[Exercise]:
Transcribe the records below exactly as they appear, omitting any pictures.

»»

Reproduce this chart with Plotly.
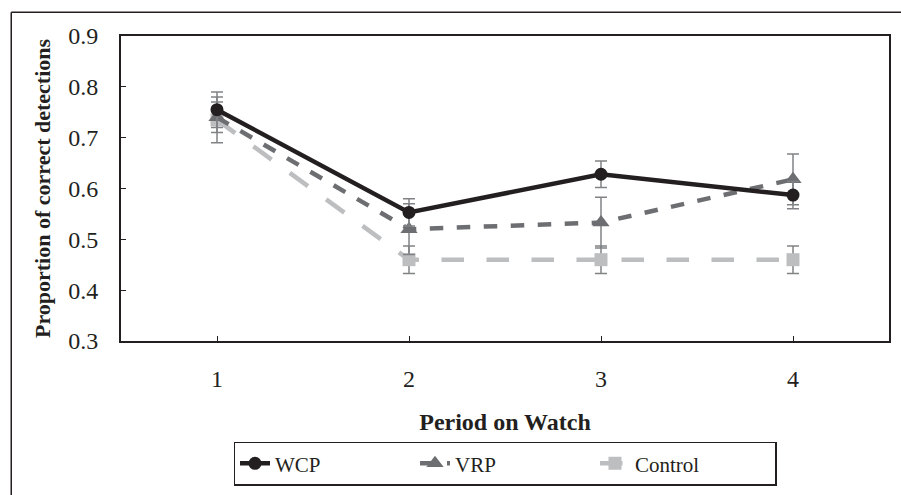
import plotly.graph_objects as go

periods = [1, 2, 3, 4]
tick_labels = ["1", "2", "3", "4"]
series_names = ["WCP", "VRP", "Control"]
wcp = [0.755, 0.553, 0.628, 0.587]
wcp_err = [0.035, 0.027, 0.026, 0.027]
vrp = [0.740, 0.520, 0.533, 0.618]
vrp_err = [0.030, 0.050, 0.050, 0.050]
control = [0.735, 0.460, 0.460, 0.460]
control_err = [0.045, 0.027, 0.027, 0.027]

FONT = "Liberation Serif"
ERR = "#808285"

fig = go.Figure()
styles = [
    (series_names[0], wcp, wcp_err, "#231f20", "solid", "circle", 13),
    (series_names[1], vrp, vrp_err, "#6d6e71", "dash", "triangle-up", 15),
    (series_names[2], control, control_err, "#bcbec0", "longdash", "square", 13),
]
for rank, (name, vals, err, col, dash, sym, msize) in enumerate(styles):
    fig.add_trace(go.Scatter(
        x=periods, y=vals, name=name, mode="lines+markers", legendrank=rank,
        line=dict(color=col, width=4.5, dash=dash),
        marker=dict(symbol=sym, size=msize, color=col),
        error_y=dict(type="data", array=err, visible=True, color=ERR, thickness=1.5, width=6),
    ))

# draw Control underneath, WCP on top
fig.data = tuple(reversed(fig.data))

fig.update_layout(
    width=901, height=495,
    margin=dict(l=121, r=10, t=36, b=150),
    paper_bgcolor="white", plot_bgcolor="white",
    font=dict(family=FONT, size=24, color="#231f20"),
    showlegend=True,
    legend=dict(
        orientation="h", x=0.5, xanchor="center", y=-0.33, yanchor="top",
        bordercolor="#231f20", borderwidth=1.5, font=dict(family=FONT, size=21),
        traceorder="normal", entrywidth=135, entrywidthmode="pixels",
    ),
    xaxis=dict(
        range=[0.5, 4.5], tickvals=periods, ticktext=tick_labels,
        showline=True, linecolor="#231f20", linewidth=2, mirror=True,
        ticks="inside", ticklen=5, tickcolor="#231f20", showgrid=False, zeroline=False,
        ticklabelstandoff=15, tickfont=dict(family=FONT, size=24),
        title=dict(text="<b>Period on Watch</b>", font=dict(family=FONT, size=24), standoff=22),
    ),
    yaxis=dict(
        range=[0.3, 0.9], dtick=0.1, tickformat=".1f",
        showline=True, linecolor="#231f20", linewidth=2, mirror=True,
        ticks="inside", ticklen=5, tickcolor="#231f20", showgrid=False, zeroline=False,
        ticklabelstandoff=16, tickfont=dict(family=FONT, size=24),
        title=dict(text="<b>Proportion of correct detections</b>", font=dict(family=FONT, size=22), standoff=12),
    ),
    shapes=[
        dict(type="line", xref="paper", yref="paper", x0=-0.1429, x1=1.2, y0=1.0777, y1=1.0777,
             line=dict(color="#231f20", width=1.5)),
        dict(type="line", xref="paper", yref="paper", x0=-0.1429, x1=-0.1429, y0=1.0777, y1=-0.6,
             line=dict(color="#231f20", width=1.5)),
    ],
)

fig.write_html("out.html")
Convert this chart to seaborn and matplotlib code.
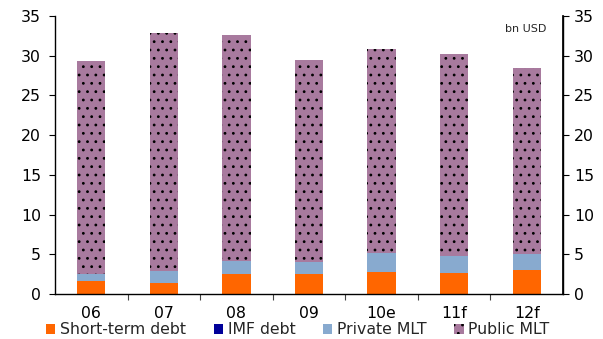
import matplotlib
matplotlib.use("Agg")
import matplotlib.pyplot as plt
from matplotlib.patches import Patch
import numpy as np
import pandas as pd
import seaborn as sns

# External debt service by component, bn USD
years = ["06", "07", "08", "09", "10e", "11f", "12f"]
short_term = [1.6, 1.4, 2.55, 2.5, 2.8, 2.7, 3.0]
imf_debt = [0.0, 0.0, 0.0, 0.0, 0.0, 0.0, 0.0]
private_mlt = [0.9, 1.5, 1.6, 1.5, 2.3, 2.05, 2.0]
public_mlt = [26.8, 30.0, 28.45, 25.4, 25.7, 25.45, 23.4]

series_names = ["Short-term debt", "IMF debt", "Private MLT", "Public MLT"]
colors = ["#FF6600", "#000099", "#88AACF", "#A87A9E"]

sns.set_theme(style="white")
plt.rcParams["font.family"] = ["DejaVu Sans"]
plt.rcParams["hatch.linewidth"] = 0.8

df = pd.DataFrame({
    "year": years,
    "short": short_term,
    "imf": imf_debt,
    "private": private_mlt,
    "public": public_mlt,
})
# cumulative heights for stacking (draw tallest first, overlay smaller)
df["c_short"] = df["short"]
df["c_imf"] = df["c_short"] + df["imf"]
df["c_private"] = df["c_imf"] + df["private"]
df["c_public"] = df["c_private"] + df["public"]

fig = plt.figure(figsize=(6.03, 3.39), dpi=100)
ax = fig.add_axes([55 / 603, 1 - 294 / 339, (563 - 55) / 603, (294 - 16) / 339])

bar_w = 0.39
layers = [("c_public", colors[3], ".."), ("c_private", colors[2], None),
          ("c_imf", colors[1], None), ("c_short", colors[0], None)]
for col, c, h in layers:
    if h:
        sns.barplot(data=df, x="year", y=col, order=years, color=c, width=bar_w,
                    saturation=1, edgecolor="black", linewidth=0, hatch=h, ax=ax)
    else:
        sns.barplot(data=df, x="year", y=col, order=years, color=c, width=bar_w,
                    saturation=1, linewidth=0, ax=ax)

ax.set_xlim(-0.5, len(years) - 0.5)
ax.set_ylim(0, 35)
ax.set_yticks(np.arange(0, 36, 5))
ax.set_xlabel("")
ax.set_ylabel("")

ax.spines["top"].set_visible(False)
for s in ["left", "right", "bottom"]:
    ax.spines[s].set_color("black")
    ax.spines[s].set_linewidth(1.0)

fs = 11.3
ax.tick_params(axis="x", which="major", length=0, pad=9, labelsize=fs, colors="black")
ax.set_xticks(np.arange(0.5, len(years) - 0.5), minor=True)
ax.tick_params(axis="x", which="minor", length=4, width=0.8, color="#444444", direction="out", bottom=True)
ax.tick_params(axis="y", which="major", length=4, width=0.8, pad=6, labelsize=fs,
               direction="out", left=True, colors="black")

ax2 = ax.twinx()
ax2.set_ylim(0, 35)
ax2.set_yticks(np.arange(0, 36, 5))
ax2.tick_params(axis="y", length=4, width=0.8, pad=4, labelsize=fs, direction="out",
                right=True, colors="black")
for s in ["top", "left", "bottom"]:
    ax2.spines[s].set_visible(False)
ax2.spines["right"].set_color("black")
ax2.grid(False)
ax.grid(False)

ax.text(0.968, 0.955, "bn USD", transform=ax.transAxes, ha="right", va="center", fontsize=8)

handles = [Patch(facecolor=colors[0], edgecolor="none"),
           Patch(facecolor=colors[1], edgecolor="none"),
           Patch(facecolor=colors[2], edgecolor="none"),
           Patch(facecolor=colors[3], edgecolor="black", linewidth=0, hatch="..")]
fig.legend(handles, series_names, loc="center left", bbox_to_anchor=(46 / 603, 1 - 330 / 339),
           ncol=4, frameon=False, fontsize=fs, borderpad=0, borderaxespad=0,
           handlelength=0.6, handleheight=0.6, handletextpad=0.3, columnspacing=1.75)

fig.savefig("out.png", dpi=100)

««

[Output for this exercise]:
Reproduce this chart with Plotly.
import plotly.graph_objects as go

periods = [1, 2, 3, 4]
tick_labels = ["1", "2", "3", "4"]
series_names = ["WCP", "VRP", "Control"]
wcp = [0.755, 0.553, 0.628, 0.587]
wcp_err = [0.035, 0.027, 0.026, 0.027]
vrp = [0.740, 0.520, 0.533, 0.618]
vrp_err = [0.030, 0.050, 0.050, 0.050]
control = [0.735, 0.460, 0.460, 0.460]
control_err = [0.045, 0.027, 0.027, 0.027]

FONT = "Liberation Serif"
ERR = "#808285"

fig = go.Figure()
styles = [
    (series_names[0], wcp, wcp_err, "#231f20", "solid", "circle", 13),
    (series_names[1], vrp, vrp_err, "#6d6e71", "dash", "triangle-up", 15),
    (series_names[2], control, control_err, "#bcbec0", "longdash", "square", 13),
]
for rank, (name, vals, err, col, dash, sym, msize) in enumerate(styles):
    fig.add_trace(go.Scatter(
        x=periods, y=vals, name=name, mode="lines+markers", legendrank=rank,
        line=dict(color=col, width=4.5, dash=dash),
        marker=dict(symbol=sym, size=msize, color=col),
        error_y=dict(type="data", array=err, visible=True, color=ERR, thickness=1.5, width=6),
    ))

# draw Control underneath, WCP on top
fig.data = tuple(reversed(fig.data))

fig.update_layout(
    width=901, height=495,
    margin=dict(l=121, r=10, t=36, b=150),
    paper_bgcolor="white", plot_bgcolor="white",
    font=dict(family=FONT, size=24, color="#231f20"),
    showlegend=True,
    legend=dict(
        orientation="h", x=0.5, xanchor="center", y=-0.33, yanchor="top",
        bordercolor="#231f20", borderwidth=1.5, font=dict(family=FONT, size=21),
        traceorder="normal", entrywidth=135, entrywidthmode="pixels",
    ),
    xaxis=dict(
        range=[0.5, 4.5], tickvals=periods, ticktext=tick_labels,
        showline=True, linecolor="#231f20", linewidth=2, mirror=True,
        ticks="inside", ticklen=5, tickcolor="#231f20", showgrid=False, zeroline=False,
        ticklabelstandoff=15, tickfont=dict(family=FONT, size=24),
        title=dict(text="<b>Period on Watch</b>", font=dict(family=FONT, size=24), standoff=22),
    ),
    yaxis=dict(
        range=[0.3, 0.9], dtick=0.1, tickformat=".1f",
        showline=True, linecolor="#231f20", linewidth=2, mirror=True,
        ticks="inside", ticklen=5, tickcolor="#231f20", showgrid=False, zeroline=False,
        ticklabelstandoff=16, tickfont=dict(family=FONT, size=24),
        title=dict(text="<b>Proportion of correct detections</b>", font=dict(family=FONT, size=22), standoff=12),
    ),
    shapes=[
        dict(type="line", xref="paper", yref="paper", x0=-0.1429, x1=1.2, y0=1.0777, y1=1.0777,
             line=dict(color="#231f20", width=1.5)),
        dict(type="line", xref="paper", yref="paper", x0=-0.1429, x1=-0.1429, y0=1.0777, y1=-0.6,
             line=dict(color="#231f20", width=1.5)),
    ],
)

fig.write_html("out.html")
Convert this chart to seaborn and matplotlib code.
import matplotlib
matplotlib.use("Agg")
import matplotlib.pyplot as plt
from matplotlib.patches import Patch
import numpy as np
import pandas as pd
import seaborn as sns

# External debt service by component, bn USD
years = ["06", "07", "08", "09", "10e", "11f", "12f"]
short_term = [1.6, 1.4, 2.55, 2.5, 2.8, 2.7, 3.0]
imf_debt = [0.0, 0.0, 0.0, 0.0, 0.0, 0.0, 0.0]
private_mlt = [0.9, 1.5, 1.6, 1.5, 2.3, 2.05, 2.0]
public_mlt = [26.8, 30.0, 28.45, 25.4, 25.7, 25.45, 23.4]

series_names = ["Short-term debt", "IMF debt", "Private MLT", "Public MLT"]
colors = ["#FF6600", "#000099", "#88AACF", "#A87A9E"]

sns.set_theme(style="white")
plt.rcParams["font.family"] = ["DejaVu Sans"]
plt.rcParams["hatch.linewidth"] = 0.8

df = pd.DataFrame({
    "year": years,
    "short": short_term,
    "imf": imf_debt,
    "private": private_mlt,
    "public": public_mlt,
})
# cumulative heights for stacking (draw tallest first, overlay smaller)
df["c_short"] = df["short"]
df["c_imf"] = df["c_short"] + df["imf"]
df["c_private"] = df["c_imf"] + df["private"]
df["c_public"] = df["c_private"] + df["public"]

fig = plt.figure(figsize=(6.03, 3.39), dpi=100)
ax = fig.add_axes([55 / 603, 1 - 294 / 339, (563 - 55) / 603, (294 - 16) / 339])

bar_w = 0.39
layers = [("c_public", colors[3], ".."), ("c_private", colors[2], None),
          ("c_imf", colors[1], None), ("c_short", colors[0], None)]
for col, c, h in layers:
    if h:
        sns.barplot(data=df, x="year", y=col, order=years, color=c, width=bar_w,
                    saturation=1, edgecolor="black", linewidth=0, hatch=h, ax=ax)
    else:
        sns.barplot(data=df, x="year", y=col, order=years, color=c, width=bar_w,
                    saturation=1, linewidth=0, ax=ax)

ax.set_xlim(-0.5, len(years) - 0.5)
ax.set_ylim(0, 35)
ax.set_yticks(np.arange(0, 36, 5))
ax.set_xlabel("")
ax.set_ylabel("")

ax.spines["top"].set_visible(False)
for s in ["left", "right", "bottom"]:
    ax.spines[s].set_color("black")
    ax.spines[s].set_linewidth(1.0)

fs = 11.3
ax.tick_params(axis="x", which="major", length=0, pad=9, labelsize=fs, colors="black")
ax.set_xticks(np.arange(0.5, len(years) - 0.5), minor=True)
ax.tick_params(axis="x", which="minor", length=4, width=0.8, color="#444444", direction="out", bottom=True)
ax.tick_params(axis="y", which="major", length=4, width=0.8, pad=6, labelsize=fs,
               direction="out", left=True, colors="black")

ax2 = ax.twinx()
ax2.set_ylim(0, 35)
ax2.set_yticks(np.arange(0, 36, 5))
ax2.tick_params(axis="y", length=4, width=0.8, pad=4, labelsize=fs, direction="out",
                right=True, colors="black")
for s in ["top", "left", "bottom"]:
    ax2.spines[s].set_visible(False)
ax2.spines["right"].set_color("black")
ax2.grid(False)
ax.grid(False)

ax.text(0.968, 0.955, "bn USD", transform=ax.transAxes, ha="right", va="center", fontsize=8)

handles = [Patch(facecolor=colors[0], edgecolor="none"),
           Patch(facecolor=colors[1], edgecolor="none"),
           Patch(facecolor=colors[2], edgecolor="none"),
           Patch(facecolor=colors[3], edgecolor="black", linewidth=0, hatch="..")]
fig.legend(handles, series_names, loc="center left", bbox_to_anchor=(46 / 603, 1 - 330 / 339),
           ncol=4, frameon=False, fontsize=fs, borderpad=0, borderaxespad=0,
           handlelength=0.6, handleheight=0.6, handletextpad=0.3, columnspacing=1.75)

fig.savefig("out.png", dpi=100)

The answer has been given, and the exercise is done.